Output the data that follows exactly, line for line.

── Data rows ──

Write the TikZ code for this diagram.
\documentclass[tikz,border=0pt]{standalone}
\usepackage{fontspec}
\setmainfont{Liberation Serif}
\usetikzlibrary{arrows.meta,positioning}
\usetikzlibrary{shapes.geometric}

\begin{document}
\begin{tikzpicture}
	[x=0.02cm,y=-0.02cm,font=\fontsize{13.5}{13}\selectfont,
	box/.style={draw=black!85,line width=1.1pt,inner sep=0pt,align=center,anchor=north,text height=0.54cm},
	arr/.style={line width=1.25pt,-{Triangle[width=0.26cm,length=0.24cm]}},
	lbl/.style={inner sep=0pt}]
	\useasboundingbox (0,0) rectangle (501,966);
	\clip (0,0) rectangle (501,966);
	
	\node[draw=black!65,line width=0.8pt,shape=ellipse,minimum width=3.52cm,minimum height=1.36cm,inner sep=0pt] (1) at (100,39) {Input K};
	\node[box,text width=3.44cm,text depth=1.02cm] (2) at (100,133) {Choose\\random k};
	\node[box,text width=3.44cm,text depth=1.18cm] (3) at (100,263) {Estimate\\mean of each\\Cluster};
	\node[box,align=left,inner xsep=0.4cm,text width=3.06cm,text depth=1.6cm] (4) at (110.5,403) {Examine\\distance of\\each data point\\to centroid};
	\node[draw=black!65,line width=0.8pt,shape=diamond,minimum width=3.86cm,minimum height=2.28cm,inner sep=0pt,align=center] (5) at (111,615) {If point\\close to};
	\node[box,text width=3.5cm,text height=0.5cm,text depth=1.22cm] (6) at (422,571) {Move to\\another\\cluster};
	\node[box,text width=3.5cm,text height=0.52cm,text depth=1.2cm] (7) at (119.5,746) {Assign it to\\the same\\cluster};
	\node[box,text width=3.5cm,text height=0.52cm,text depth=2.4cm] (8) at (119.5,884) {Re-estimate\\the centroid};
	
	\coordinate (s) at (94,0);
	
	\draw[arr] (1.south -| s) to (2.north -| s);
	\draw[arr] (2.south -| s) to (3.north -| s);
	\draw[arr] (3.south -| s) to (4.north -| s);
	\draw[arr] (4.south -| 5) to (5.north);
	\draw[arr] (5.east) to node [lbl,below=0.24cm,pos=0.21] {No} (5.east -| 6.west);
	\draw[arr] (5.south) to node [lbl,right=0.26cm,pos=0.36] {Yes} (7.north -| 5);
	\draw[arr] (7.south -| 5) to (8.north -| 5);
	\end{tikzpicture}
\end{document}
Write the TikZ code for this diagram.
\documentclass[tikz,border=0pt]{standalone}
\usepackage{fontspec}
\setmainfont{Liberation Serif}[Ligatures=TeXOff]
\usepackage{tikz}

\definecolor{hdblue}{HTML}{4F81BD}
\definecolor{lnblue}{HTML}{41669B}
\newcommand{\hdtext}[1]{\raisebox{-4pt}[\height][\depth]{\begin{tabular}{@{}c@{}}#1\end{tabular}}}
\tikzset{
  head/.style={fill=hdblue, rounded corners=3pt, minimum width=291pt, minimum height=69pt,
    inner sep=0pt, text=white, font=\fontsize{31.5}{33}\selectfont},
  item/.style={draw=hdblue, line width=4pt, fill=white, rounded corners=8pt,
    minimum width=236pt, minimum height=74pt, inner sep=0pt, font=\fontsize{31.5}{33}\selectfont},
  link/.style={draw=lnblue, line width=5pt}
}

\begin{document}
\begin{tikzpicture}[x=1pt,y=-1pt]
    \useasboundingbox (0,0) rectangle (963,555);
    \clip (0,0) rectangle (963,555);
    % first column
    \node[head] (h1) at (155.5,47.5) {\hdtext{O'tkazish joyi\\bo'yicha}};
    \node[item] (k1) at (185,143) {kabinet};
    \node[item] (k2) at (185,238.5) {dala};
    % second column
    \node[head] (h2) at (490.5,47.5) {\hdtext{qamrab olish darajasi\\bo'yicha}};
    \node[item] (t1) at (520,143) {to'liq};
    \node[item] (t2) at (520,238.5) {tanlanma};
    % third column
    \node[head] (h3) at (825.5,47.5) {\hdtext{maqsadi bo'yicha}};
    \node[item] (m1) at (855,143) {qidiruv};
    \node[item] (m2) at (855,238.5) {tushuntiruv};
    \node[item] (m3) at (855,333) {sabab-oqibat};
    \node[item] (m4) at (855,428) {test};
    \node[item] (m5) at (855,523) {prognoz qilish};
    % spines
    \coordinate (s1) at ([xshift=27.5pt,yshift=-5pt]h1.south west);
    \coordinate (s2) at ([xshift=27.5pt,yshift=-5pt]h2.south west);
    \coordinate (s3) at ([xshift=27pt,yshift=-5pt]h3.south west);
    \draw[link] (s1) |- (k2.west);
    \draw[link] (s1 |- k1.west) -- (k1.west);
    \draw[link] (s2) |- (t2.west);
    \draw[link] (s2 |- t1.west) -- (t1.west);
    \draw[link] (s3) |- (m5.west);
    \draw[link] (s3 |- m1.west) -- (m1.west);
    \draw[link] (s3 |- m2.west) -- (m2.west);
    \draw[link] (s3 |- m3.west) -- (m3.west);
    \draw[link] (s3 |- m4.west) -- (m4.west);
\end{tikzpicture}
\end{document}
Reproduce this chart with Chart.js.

───

Solution >>
Write the TikZ code for this diagram.
\documentclass[tikz,border=0pt]{standalone}
\usepackage{fontspec}
\setmainfont{Liberation Serif}
\usetikzlibrary{arrows.meta,positioning}
\usetikzlibrary{shapes.geometric}

\begin{document}
\begin{tikzpicture}
	[x=0.02cm,y=-0.02cm,font=\fontsize{13.5}{13}\selectfont,
	box/.style={draw=black!85,line width=1.1pt,inner sep=0pt,align=center,anchor=north,text height=0.54cm},
	arr/.style={line width=1.25pt,-{Triangle[width=0.26cm,length=0.24cm]}},
	lbl/.style={inner sep=0pt}]
	\useasboundingbox (0,0) rectangle (501,966);
	\clip (0,0) rectangle (501,966);
	
	\node[draw=black!65,line width=0.8pt,shape=ellipse,minimum width=3.52cm,minimum height=1.36cm,inner sep=0pt] (1) at (100,39) {Input K};
	\node[box,text width=3.44cm,text depth=1.02cm] (2) at (100,133) {Choose\\random k};
	\node[box,text width=3.44cm,text depth=1.18cm] (3) at (100,263) {Estimate\\mean of each\\Cluster};
	\node[box,align=left,inner xsep=0.4cm,text width=3.06cm,text depth=1.6cm] (4) at (110.5,403) {Examine\\distance of\\each data point\\to centroid};
	\node[draw=black!65,line width=0.8pt,shape=diamond,minimum width=3.86cm,minimum height=2.28cm,inner sep=0pt,align=center] (5) at (111,615) {If point\\close to};
	\node[box,text width=3.5cm,text height=0.5cm,text depth=1.22cm] (6) at (422,571) {Move to\\another\\cluster};
	\node[box,text width=3.5cm,text height=0.52cm,text depth=1.2cm] (7) at (119.5,746) {Assign it to\\the same\\cluster};
	\node[box,text width=3.5cm,text height=0.52cm,text depth=2.4cm] (8) at (119.5,884) {Re-estimate\\the centroid};
	
	\coordinate (s) at (94,0);
	
	\draw[arr] (1.south -| s) to (2.north -| s);
	\draw[arr] (2.south -| s) to (3.north -| s);
	\draw[arr] (3.south -| s) to (4.north -| s);
	\draw[arr] (4.south -| 5) to (5.north);
	\draw[arr] (5.east) to node [lbl,below=0.24cm,pos=0.21] {No} (5.east -| 6.west);
	\draw[arr] (5.south) to node [lbl,right=0.26cm,pos=0.36] {Yes} (7.north -| 5);
	\draw[arr] (7.south -| 5) to (8.north -| 5);
	\end{tikzpicture}
\end{document}
Write the TikZ code for this diagram.
\documentclass[tikz,border=0pt]{standalone}
\usepackage{fontspec}
\setmainfont{Liberation Serif}[Ligatures=TeXOff]
\usepackage{tikz}

\definecolor{hdblue}{HTML}{4F81BD}
\definecolor{lnblue}{HTML}{41669B}
\newcommand{\hdtext}[1]{\raisebox{-4pt}[\height][\depth]{\begin{tabular}{@{}c@{}}#1\end{tabular}}}
\tikzset{
  head/.style={fill=hdblue, rounded corners=3pt, minimum width=291pt, minimum height=69pt,
    inner sep=0pt, text=white, font=\fontsize{31.5}{33}\selectfont},
  item/.style={draw=hdblue, line width=4pt, fill=white, rounded corners=8pt,
    minimum width=236pt, minimum height=74pt, inner sep=0pt, font=\fontsize{31.5}{33}\selectfont},
  link/.style={draw=lnblue, line width=5pt}
}

\begin{document}
\begin{tikzpicture}[x=1pt,y=-1pt]
    \useasboundingbox (0,0) rectangle (963,555);
    \clip (0,0) rectangle (963,555);
    % first column
    \node[head] (h1) at (155.5,47.5) {\hdtext{O'tkazish joyi\\bo'yicha}};
    \node[item] (k1) at (185,143) {kabinet};
    \node[item] (k2) at (185,238.5) {dala};
    % second column
    \node[head] (h2) at (490.5,47.5) {\hdtext{qamrab olish darajasi\\bo'yicha}};
    \node[item] (t1) at (520,143) {to'liq};
    \node[item] (t2) at (520,238.5) {tanlanma};
    % third column
    \node[head] (h3) at (825.5,47.5) {\hdtext{maqsadi bo'yicha}};
    \node[item] (m1) at (855,143) {qidiruv};
    \node[item] (m2) at (855,238.5) {tushuntiruv};
    \node[item] (m3) at (855,333) {sabab-oqibat};
    \node[item] (m4) at (855,428) {test};
    \node[item] (m5) at (855,523) {prognoz qilish};
    % spines
    \coordinate (s1) at ([xshift=27.5pt,yshift=-5pt]h1.south west);
    \coordinate (s2) at ([xshift=27.5pt,yshift=-5pt]h2.south west);
    \coordinate (s3) at ([xshift=27pt,yshift=-5pt]h3.south west);
    \draw[link] (s1) |- (k2.west);
    \draw[link] (s1 |- k1.west) -- (k1.west);
    \draw[link] (s2) |- (t2.west);
    \draw[link] (s2 |- t1.west) -- (t1.west);
    \draw[link] (s3) |- (m5.west);
    \draw[link] (s3 |- m1.west) -- (m1.west);
    \draw[link] (s3 |- m2.west) -- (m2.west);
    \draw[link] (s3 |- m3.west) -- (m3.west);
    \draw[link] (s3 |- m4.west) -- (m4.west);
\end{tikzpicture}
\end{document}
Reproduce this chart with Chart.js.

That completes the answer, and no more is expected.